Confidentiality and Access
  • PW Partners and its representatives are bound by a confidentiality agreement executed concurrently with this service agreement.
  • The company agrees to provide PW Partners with necessary access to its restaurants and other properties, including examining records and discussions with executive officers, to enable PW Partners to analyze its cost structure and recommend cost reduction strategies.
Compensation
  • As compensation for the services, PW Partners' representative, Patrick Walsh, will receive restricted stock units (RSUs) valued at $175,000, based on the company's common stock price at the agreement's execution. These RSUs will vest upon the earlier termination date, or a change of control event, provided PW Partners has met its obligations under the agreement.
Voting Commitment
  • PW Partners commits to voting its shares under the company board's recommendations at shareholder meetings, with certain exceptions allowed based on recommendations from institutional shareholder advisory firms or in the case of extraordinary transactions.
Standstill Provisions
  • PW Partners agrees to several restrictions on its actions regarding acquiring and disposing of the company's securities, nominations for board elections, proposals for company restructuring, and other specified corporate governance actions up to the termination date.
Mutual Non-Disparagement
  • Both parties agree not to disparage each other publicly and to limit their public statements that could be detrimental to the other party, with certain exceptions for legal requirements and private communications.
No Litigation
  • The agreement includes a commitment by both parties not to initiate or support legal proceedings against each other, with certain exceptions for enforcing the agreement, counterclaims, and fraud-related claims.

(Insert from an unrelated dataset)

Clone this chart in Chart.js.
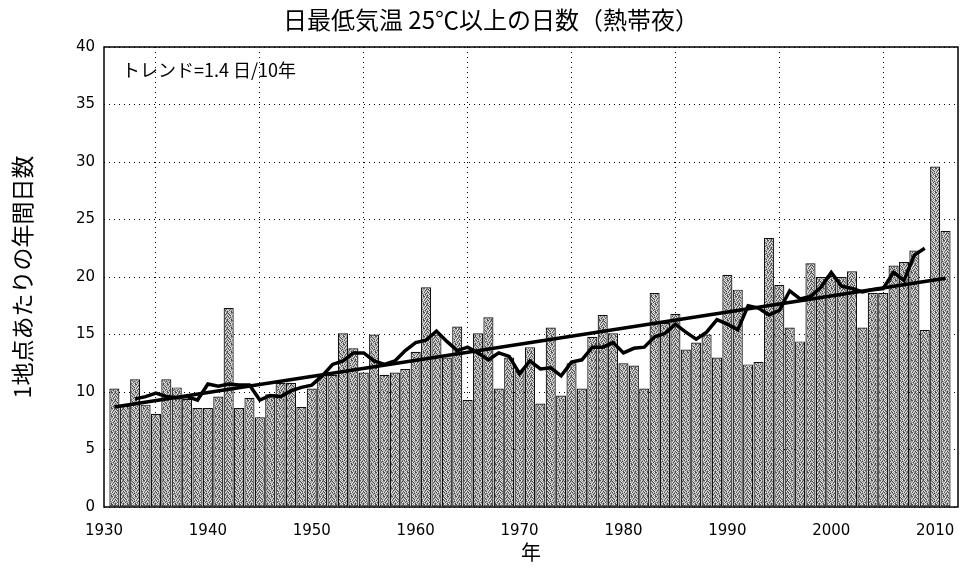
<!DOCTYPE html>
<html>
<head>
<meta charset="utf-8">
<script src="https://cdn.jsdelivr.net/npm/chart.js@4.4.1/dist/chart.umd.min.js"></script>
<style>
    html, body { margin: 0; padding: 0; background: #ffffff; }
</style>
</head>
<body>
<canvas id="tropical_nights" width="962" height="570"></canvas>
<script>
"use strict";
// Data
const years = [
    1931, 1932, 1933, 1934, 1935, 1936, 1937, 1938, 1939, 1940,
    1941, 1942, 1943, 1944, 1945, 1946, 1947, 1948, 1949, 1950,
    1951, 1952, 1953, 1954, 1955, 1956, 1957, 1958, 1959, 1960,
    1961, 1962, 1963, 1964, 1965, 1966, 1967, 1968, 1969, 1970,
    1971, 1972, 1973, 1974, 1975, 1976, 1977, 1978, 1979, 1980,
    1981, 1982, 1983, 1984, 1985, 1986, 1987, 1988, 1989, 1990,
    1991, 1992, 1993, 1994, 1995, 1996, 1997, 1998, 1999, 2000,
    2001, 2002, 2003, 2004, 2005, 2006, 2007, 2008, 2009, 2010,
    2011
];
const nights = [
    10.3, 8.8, 11.1, 8.9, 8.1, 11.1, 10.4, 9.4, 8.6, 8.6,
    9.6, 17.3, 8.6, 9.5, 7.8, 9.8, 10.8, 10.8, 8.7, 10.3,
    11.5, 11.5, 15.1, 13.8, 11.7, 15.0, 11.5, 11.7, 12.0, 13.5,
    19.1, 15.0, 13.0, 15.7, 9.3, 15.1, 16.5, 10.3, 13.0, 11.9,
    13.9, 9.0, 15.6, 9.7, 12.5, 10.3, 14.8, 16.7, 15.1, 12.5,
    12.3, 10.3, 18.6, 16.0, 16.8, 13.7, 14.3, 15.0, 13.0, 20.2,
    18.9, 12.4, 12.6, 23.4, 19.3, 15.6, 14.4, 21.2, 20.0, 20.1,
    20.0, 20.5, 15.6, 18.6, 18.6, 21.0, 21.3, 22.3, 15.4, 29.6,
    24.0
];
// 5-year running mean (1933-2009)
const mean_years = [
    1933, 1934, 1935, 1936, 1937, 1938, 1939, 1940,
    1941, 1942, 1943, 1944, 1945, 1946, 1947, 1948, 1949, 1950,
    1951, 1952, 1953, 1954, 1955, 1956, 1957, 1958, 1959, 1960,
    1961, 1962, 1963, 1964, 1965, 1966, 1967, 1968, 1969, 1970,
    1971, 1972, 1973, 1974, 1975, 1976, 1977, 1978, 1979, 1980,
    1981, 1982, 1983, 1984, 1985, 1986, 1987, 1988, 1989, 1990,
    1991, 1992, 1993, 1994, 1995, 1996, 1997, 1998, 1999, 2000,
    2001, 2002, 2003, 2004, 2005, 2006, 2007, 2008, 2009
];
const mean_values = [
    9.4, 9.6, 9.9, 9.6, 9.5, 9.6, 9.3, 10.7,
    10.5, 10.7, 10.6, 10.6, 9.3, 9.7, 9.6, 10.1, 10.4, 10.6,
    11.4, 12.4, 12.7, 13.4, 13.4, 12.7, 12.4, 12.7, 13.6, 14.3,
    14.5, 15.3, 14.4, 13.6, 13.9, 13.4, 12.8, 13.4, 13.1, 11.6,
    12.7, 12.0, 12.1, 11.4, 12.6, 12.8, 13.9, 13.9, 14.3, 13.4,
    13.8, 13.9, 14.8, 15.1, 15.9, 15.2, 14.6, 15.2, 16.3, 15.9,
    15.4, 17.5, 17.3, 16.7, 17.1, 18.8, 18.1, 18.3, 19.1, 20.4,
    19.2, 19.0, 18.7, 18.9, 19.0, 20.4, 19.7, 21.9, 22.5
];
// Linear trend (1.4 days / 10 years)
const trend_years = [1931, 2011];
const trend_values = [8.7, 19.9];
const x_ticks = [1930, 1940, 1950, 1960, 1970, 1980, 1990, 2000, 2010];
const y_ticks = [0, 5, 10, 15, 20, 25, 30, 35, 40];

const chart_title = "日最低気温 25℃以上の日数（熱帯夜）";
const trend_label = "トレンド=1.4 日/10年";
const y_title = "1地点あたりの年間日数";
const x_title = "年";

// Speckled Gray Fill Like The Scanned Bars
function makeBarPattern(ctx) {
    const mask = [
        "dlmdlmld",
        "mldmdlmm",
        "ldmlmdlm",
        "mmldlmdl",
        "dlmmdlml",
        "lmdlmmdm",
        "mdlmldlm",
        "lmmdmlmd",
    ];
    const shades = { d: "#4a4a4a", m: "#9c9c9c", l: "#e2e2e2" };
    const tile = document.createElement("canvas");
    tile.width = 8;
    tile.height = 8;
    const t = tile.getContext("2d");
    mask.forEach(function (row, y) {
        row.split("").forEach(function (ch, x) {
            t.fillStyle = shades[ch];
            t.fillRect(x, y, 1, 1);
        });
    });
    return ctx.createPattern(tile, "repeat");
}

const canvas = document.getElementById("tropical_nights");
const ctx = canvas.getContext("2d");
const bar_fill = makeBarPattern(ctx);

// Frame, Title And Trend Label
const frame_plugin = {
    id: "frameAndLabels",
    beforeDraw: function (chart) {
        const c = chart.ctx;
        c.save();
        c.fillStyle = "#ffffff";
        c.fillRect(0, 0, chart.width, chart.height);
        c.restore();
    },
    afterDraw: function (chart) {
        const c = chart.ctx;
        const area = chart.chartArea;
        c.save();
        c.strokeStyle = "#000000";
        c.lineWidth = 1.5;
        c.strokeRect(area.left, area.top, area.right - area.left, area.bottom - area.top);
        c.fillStyle = "#000000";
        c.textAlign = "center";
        c.textBaseline = "middle";
        c.font = "24px 'Noto Sans CJK JP'";
        c.fillText(chart_title, 491, 20);
        c.textAlign = "left";
        c.font = "18px 'Noto Sans CJK JP'";
        c.fillText(trend_label, 122, 70);
        c.restore();
    }
};

new Chart(ctx, {
    data: {
        datasets: [
            {
                type: "line",
                label: "5年移動平均",
                data: mean_years.map(function (y, i) { return { x: y, y: mean_values[i] }; }),
                borderColor: "#000000",
                borderWidth: 3.5,
                pointRadius: 0,
                tension: 0,
                order: 1,
            },
            {
                type: "line",
                label: "トレンド",
                data: trend_years.map(function (y, i) { return { x: y, y: trend_values[i] }; }),
                borderColor: "#000000",
                borderWidth: 3.5,
                pointRadius: 0,
                tension: 0,
                order: 1,
            },
            {
                type: "bar",
                label: "熱帯夜日数",
                data: years.map(function (y, i) { return { x: y, y: nights[i] }; }),
                backgroundColor: bar_fill,
                borderColor: "#111111",
                borderWidth: 1.2,
                borderSkipped: false,
                barPercentage: 0.97,
                categoryPercentage: 1,
                order: 2,
            },
        ]
    },
    options: {
        responsive: false,
        animation: false,
        devicePixelRatio: 1,
        layout: {
            padding: { top: 47, right: 4, bottom: 0, left: 0 }
        },
        scales: {
            x: {
                type: "linear",
                min: 1930,
                max: 2012.2,
                offset: false,
                afterFit: function (scale) {
                    scale.height = 63;
                    scale.paddingLeft = 0;
                    scale.paddingRight = 0;
                },
                afterBuildTicks: function (scale) {
                    scale.ticks = x_ticks.map(function (v) { return { value: v }; });
                },
                grid: { color: "#000000", lineWidth: 1, drawTicks: false },
                border: { display: false, dash: [1, 4] },
                ticks: {
                    color: "#000000",
                    padding: 15,
                    maxRotation: 0,
                    font: { family: "'DejaVu Sans'", size: 15 },
                    callback: function (value) { return String(value); },
                },
                title: {
                    display: true,
                    text: x_title,
                    color: "#000000",
                    font: { family: "'Noto Sans CJK JP'", size: 20 },
                    padding: { top: 0, bottom: 6 },
                },
            },
            y: {
                min: 0,
                max: 40,
                afterFit: function (scale) { scale.width = 104; },
                afterBuildTicks: function (scale) {
                    scale.ticks = y_ticks.map(function (v) { return { value: v }; });
                },
                grid: { color: "#000000", lineWidth: 1, drawTicks: false },
                border: { display: false, dash: [1, 4] },
                ticks: {
                    color: "#000000",
                    padding: 9,
                    font: { family: "'DejaVu Sans'", size: 15 },
                },
                title: {
                    display: true,
                    text: y_title,
                    color: "#000000",
                    font: { family: "'Noto Sans CJK JP'", size: 23 },
                    padding: { top: 8, bottom: 0 },
                },
            },
        },
        plugins: {
            legend: { display: false },
            tooltip: { enabled: false },
        },
    },
    plugins: [frame_plugin],
});
</script>
</body>
</html>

Sweet Deal or Sticky Situation? Unpacking the Krispy Kreme-McDonald's Partnership Concerns

While Krispy Kreme's (DNUT) ambitious plan to double its access points by 2026 through a partnership with McDonald's (MCD) has generated enthusiasm in the stock price, skepticism remains warranted until more details emerge.

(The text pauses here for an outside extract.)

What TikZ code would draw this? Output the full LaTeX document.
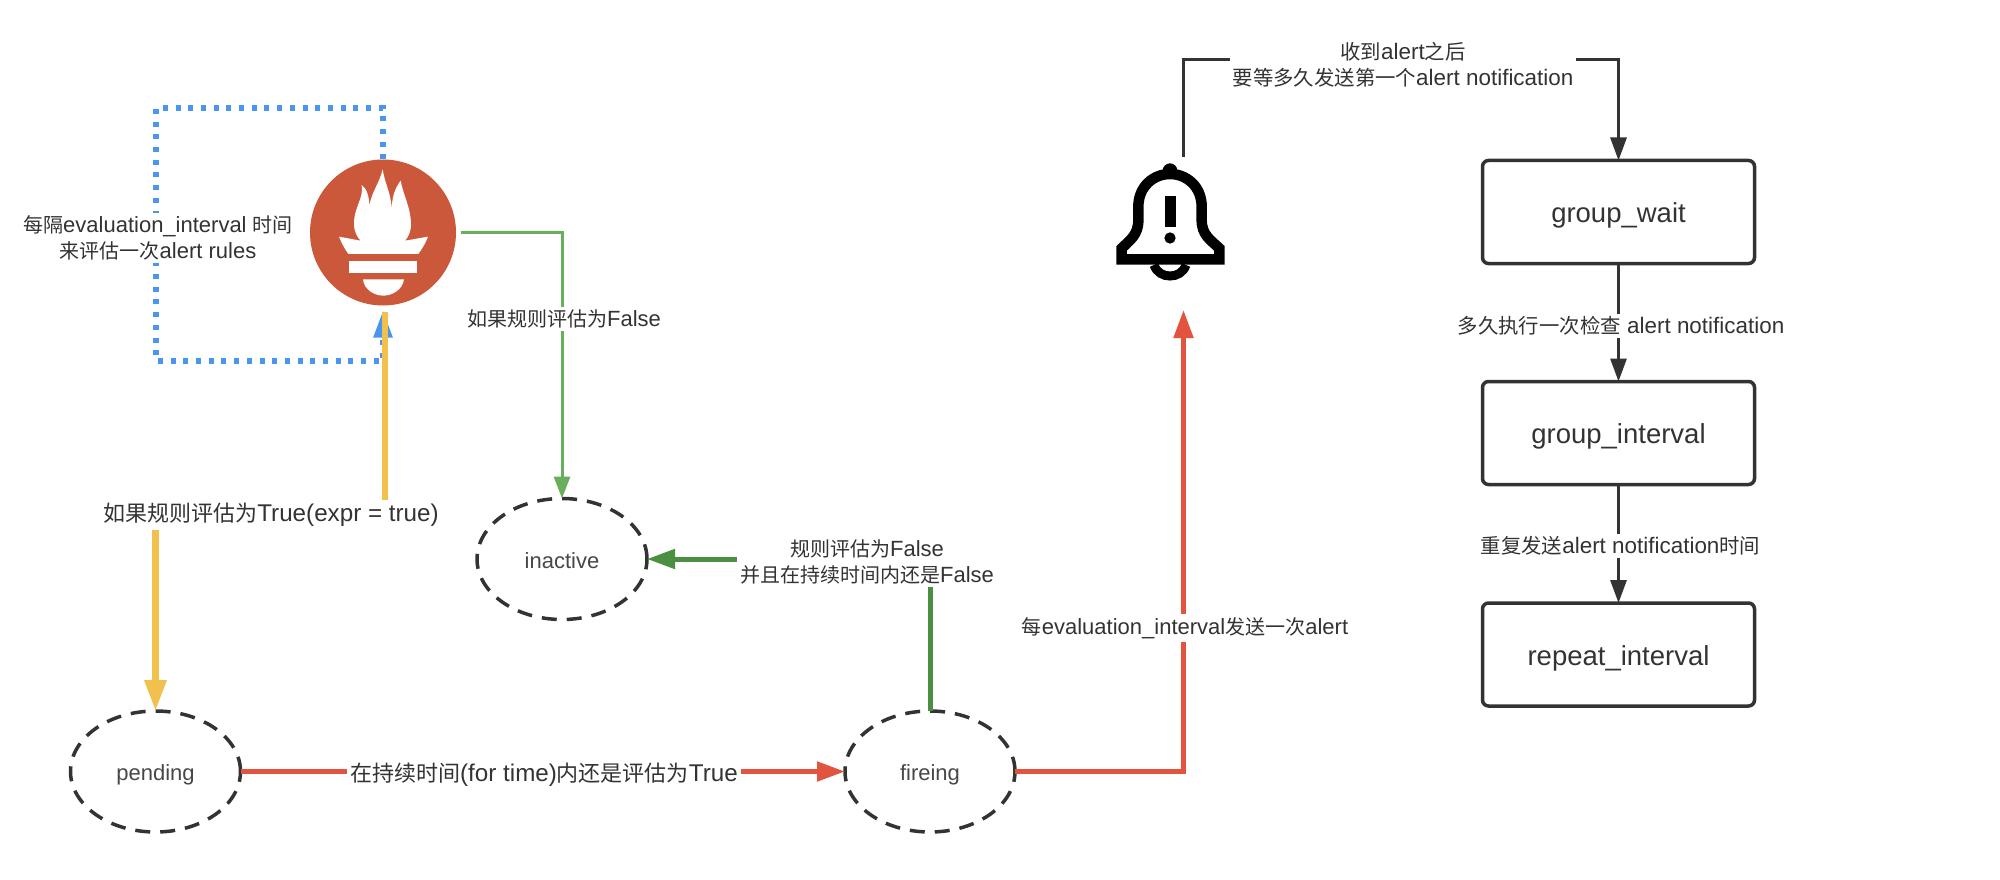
\documentclass[tikz,border=0pt]{standalone}
\usepackage{fontspec}
\setmainfont[Scale=1.1]{Liberation Sans}
\newfontfamily\cjk{Noto Sans CJK SC}
\newcommand{\zh}[1]{{\cjk #1}}
\usetikzlibrary{shapes.geometric,arrows.meta,positioning}
\definecolor{ink}{HTML}{333333}
\definecolor{flame}{HTML}{CB583B}
\definecolor{dotblue}{HTML}{4A96EE}
\definecolor{amber}{HTML}{F2C04D}
\definecolor{leaf}{HTML}{69AE5B}
\definecolor{moss}{HTML}{4C8F43}
\definecolor{coral}{HTML}{E25340}

\begin{document}
\begin{tikzpicture}[x=1pt,y=-1pt,
		state_dash/.style ={ellipse, draw=ink, line width=3.5pt, dash pattern=on 15pt off 10pt,
			minimum width=170pt, minimum height=121pt, inner sep=0pt, outer sep=0pt,
			text=ink!90, text height=24pt, text depth=6pt, font=\fontsize{20}{24}\selectfont},
		block_step/.style ={rectangle, rounded corners=6pt, draw=ink, line width=3.5pt,
			minimum width=272pt, minimum height=103pt, outer sep=0pt,
			text=ink, text height=27pt, text depth=6pt, font=\fontsize{25}{28}\selectfont},
		note_small/.style ={fill=white, align=center, inner sep=3pt, text=ink,
			font=\fontsize{20}{26}\selectfont},
		note_wide/.style ={note_small, font=\fontsize{20.4}{26}\selectfont},
		note_big/.style ={note_small, font=\fontsize{22}{26}\selectfont},
		line_dark/.style ={draw=ink, line width=3pt, -{Triangle[length=23pt,width=16pt]}},
		line_dot/.style ={draw=dotblue, line width=5.5pt, dash pattern=on 5pt off 7.7pt,
			-{Triangle[length=27pt,width=18pt]}, shorten >=5pt},
		line_yellow/.style ={draw=amber, line width=6.5pt, -{Triangle[length=31pt,width=21pt]}},
		line_green/.style ={draw=leaf, line width=3pt, -{Triangle[length=22pt,width=16pt]}, shorten <=5pt},
		line_moss/.style ={draw=moss, line width=5pt, -{Triangle[length=28pt,width=19pt]}},
		line_red/.style ={draw=coral, line width=5pt, -{Triangle[length=28pt,width=19pt]}}]

	\useasboundingbox (0,0) rectangle (2000,880);

	% prometheus logo
	\node [circle, fill=flame, minimum size=146pt, inner sep=0pt, outer sep=0pt] (logo) at (383,232.5) {};
	\begin{scope}[shift={(280,150)},scale=1/3]
		\fill [white] (308,58) .. controls (298,100) and (275,125) .. (268,168)
			.. controls (268,140) and (260,115) .. (245,105)
			.. controls (252,145) and (222,170) .. (222,222)
			.. controls (222,245) and (232,262) .. (242,272)
			-- (177,260) .. controls (185,280) and (195,298) .. (205,312) -- (415,312)
			.. controls (425,298) and (437,280) .. (444,260) -- (375,272)
			.. controls (385,262) and (393,245) .. (393,222)
			.. controls (393,175) and (368,130) .. (362,92)
			.. controls (345,115) and (335,140) .. (335,185)
			.. controls (335,130) and (315,105) .. (308,58) -- cycle;
		\fill [white] (207,333) rectangle (412,369);
		\fill [white] (249,388) .. controls (252,420) and (285,437) .. (310,437)
			.. controls (335,437) and (368,420) .. (372,388) -- cycle;
	\end{scope}

	% alert bell
	\begin{scope}[shift={(1080,150)},scale=1/3]
		\draw [black, line width=10.5pt, miter limit=10] (125,328) -- (125,295)
			.. controls (150,270) and (175,255) .. (175,210) -- (175,170)
			.. controls (175,110) and (220,72) .. (270,72)
			.. controls (320,72) and (365,110) .. (365,170) -- (365,210)
			.. controls (365,255) and (392,270) .. (418,295) -- (418,328) -- cycle;
		\fill [black] (270,62) circle (22);
		\draw [black, line width=9pt] (222,345) .. controls (230,368) and (250,378) .. (270,378)
			.. controls (290,378) and (310,368) .. (318,345);
		\fill [black] (255,137) rectangle (287,232);
		\fill [black] (270,264) circle (17);
	\end{scope}
	\coordinate (bell_top) at (1183,157);
	\coordinate (bell_over) at (1183,60);
	\coordinate (bell_foot) at (1183.5,310);

	% states
	\node [state_dash] (inactive) at (562,559) {inactive};
	\node [state_dash] (pending) at (155.5,771.5) {pending};
	\node [state_dash] (firing) at (930,771.5) {fireing};

	% timing blocks
	\node [block_step] (group_wait) at (1618.5,212) {group\_wait};
	\node [block_step] (group_interval) at (1618.5,433) {group\_interval};
	\node [block_step] (repeat_interval) at (1618.5,654.5) {repeat\_interval};

	% helper points
	\coordinate (dot_top) at (156,108);
	\coordinate (dot_low) at (156,361);
	\coordinate (yellow_start) at (385,312);
	\coordinate (yellow_turn) at (155.5,514);

	% connecting nodes with paths
	\draw [line_dot] (logo.north) |- (dot_top) -- (dot_low) -| (logo.south);
	\draw [line_yellow] (yellow_start) |- (yellow_turn) -- (pending.north);
	\draw [line_green] (logo.east) -| (inactive.north);
	\draw [line_moss] (firing.north) |- (inactive.east);
	\draw [line_red] (pending.east) -- (firing.west);
	\draw [line_red] (firing.east) -| (bell_foot);
	\begin{scope}[every path/.style=line_dark]
		\path (bell_top) -- (bell_over) -| (group_wait.north);
		\path (group_wait) -- (group_interval);
		\path (group_interval) -- (repeat_interval);
	\end{scope}

	% labels over the paths
	\node [note_small] (note_eval) at (158,238) {\zh{每隔}evaluation\_interval \zh{时间}\\\zh{来评估一次}alert rules};
	\node [note_big] (note_true) at (271,515) {\zh{如果规则评估为}True(expr = true)};
	\node [note_small] (note_false) at (564,319) {\zh{如果规则评估为}False};
	\node [note_small] (note_still) at (867,562) {\zh{规则评估为}False\\\zh{并且在持续时间内还是}False};
	\node [note_big] (note_for) at (544,775) {\zh{在持续时间}(for time)\zh{内还是评估为}True};
	\node [note_small] (note_send) at (1185,628) {\zh{每}evaluation\_interval\zh{发送一次}alert};
	\node [note_wide] (note_wait) at (1403,64.5) {\zh{收到}alert\zh{之后}\\\zh{要等多久发送第一个}alert notification};
	\node [note_wide] (note_check) at (1621,326) {\zh{多久执行一次检查} alert notification};
	\node [note_wide] (note_repeat) at (1620.5,546) {\zh{重复发送}alert notification\zh{时间}};
\end{tikzpicture}
\end{document}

The bulls will say that the extensive testing phase will mitigate risks for both companies. However, so little detail was made available that it is not easy to conclude the partnership's potential benefits. Several key questions remain unanswered. First, the number of McDonald's locations participating in the partnership is unclear. A limited rollout would significantly temper the potential impact on Krispy Kreme's sales and brand exposure. Second, even if the partnership is widely adopted, the actual sales benefit for Krispy Kreme is uncertain. McDonald's customers may not necessarily translate into significant additional revenue for DNUT, mainly if the offerings are limited or the collaboration fails to attract new customers. Will new consumers be coming to MCD? Finally, the capital investments required to support this expansion could be substantial, which is a negative for DNUT. MCD franchisees are unlikely to incur any additional cost in this agreement. If Krispy Kreme needs to invest heavily in production capacity, distribution, or marketing to accommodate the partnership, the return on investment may be less attractive than initially anticipated. Until these critical questions are addressed, it is prudent for investors and analysts to maintain a cautious outlook. While the potential for Krispy Kreme to double its access points is intriguing, the impact on its financial performance and long-term growth prospects remains speculative.

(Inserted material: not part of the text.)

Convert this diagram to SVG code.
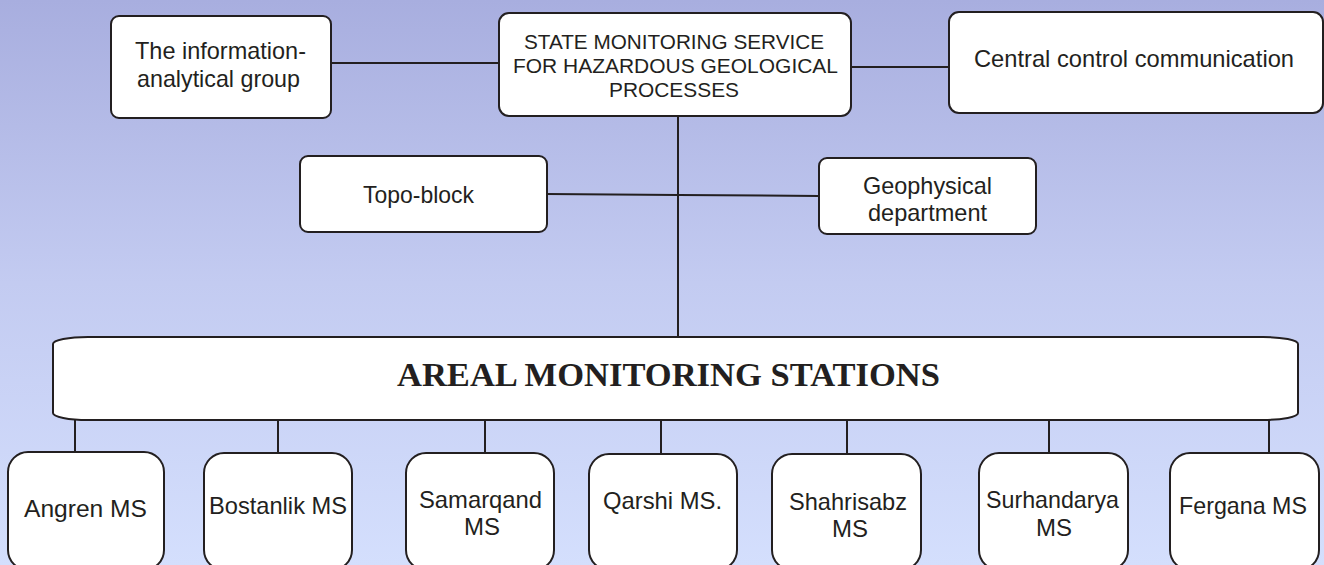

Here are the key takeaways from the PR:

For Krispy Kreme

  1. Market Presence Expansion: The deal with McDonald's is poised to increase Krispy Kreme's footprint in the U.S. market substantially. By leveraging McDonald's vast network of locations, Krispy Kreme can nearly triple its domestic access points, significantly boosting its visibility and potential sales.
  2. Stock Surge: The announcement of the deal led to a dramatic increase in Krispy Kreme's stock price, underscoring the market's optimism about the partnership's potential to drive growth for the doughnut chain. Is this premature?
  3. Operational Commitments: Krispy Kreme is responsible for the daily delivery and removal of unsold doughnuts, indicating a commitment to freshness but also adding logistical challenges. The company has pledged to enhance its logistics to meet the demands of the partnership, highlighting its dedication to the success of this venture.
  4. Strategic Shift: The deal reflects Krispy Kreme's broader strategy to operate more like a consumer packaged goods company, aiming for widespread distribution and sales growth beyond its traditional retail stores.

For McDonald's

  1. Menu Diversification: McDonald's gains a popular sweet treat to complement its savory breakfast offerings, addressing previous challenges in incorporating successful sweet baked goods into its menu. This diversification could help attract a broader range of customers and meet demands for more variety in breakfast options.
  2. Customer Satisfaction: Early tests of the Krispy Kreme doughnuts at McDonald's locations have shown results "beyond expectation" in customer satisfaction, indicating a promising addition to McDonald's menu.
  3. Minimal Implementation Barriers: The rollout of Krispy Kreme doughnuts in McDonald's locations requires minimal investment and training for franchisees, making it a relatively straightforward addition to their operations.

Industry Implications

  1. Sweet Treats Competition: The fast-food industry in the U.S. is witnessing a growing emphasis on sweet breakfast and snack options, as seen with recent offerings from Wendy's and Subway - this deal positions McDonald's competitively in this space.
  2. Long-Term Rollout Concerns: The two-and-a-half-year timeline for the nationwide rollout introduces uncertainties, especially considering the fast-paced nature of the industry and potential competitive responses.
  3. Supply Chain and Demand Concerns: There are concerns among McDonald's franchisees about Krispy Kreme's ability to meet potential high demand, highlighting the importance of robust logistics and supply chain management in the success of the partnership.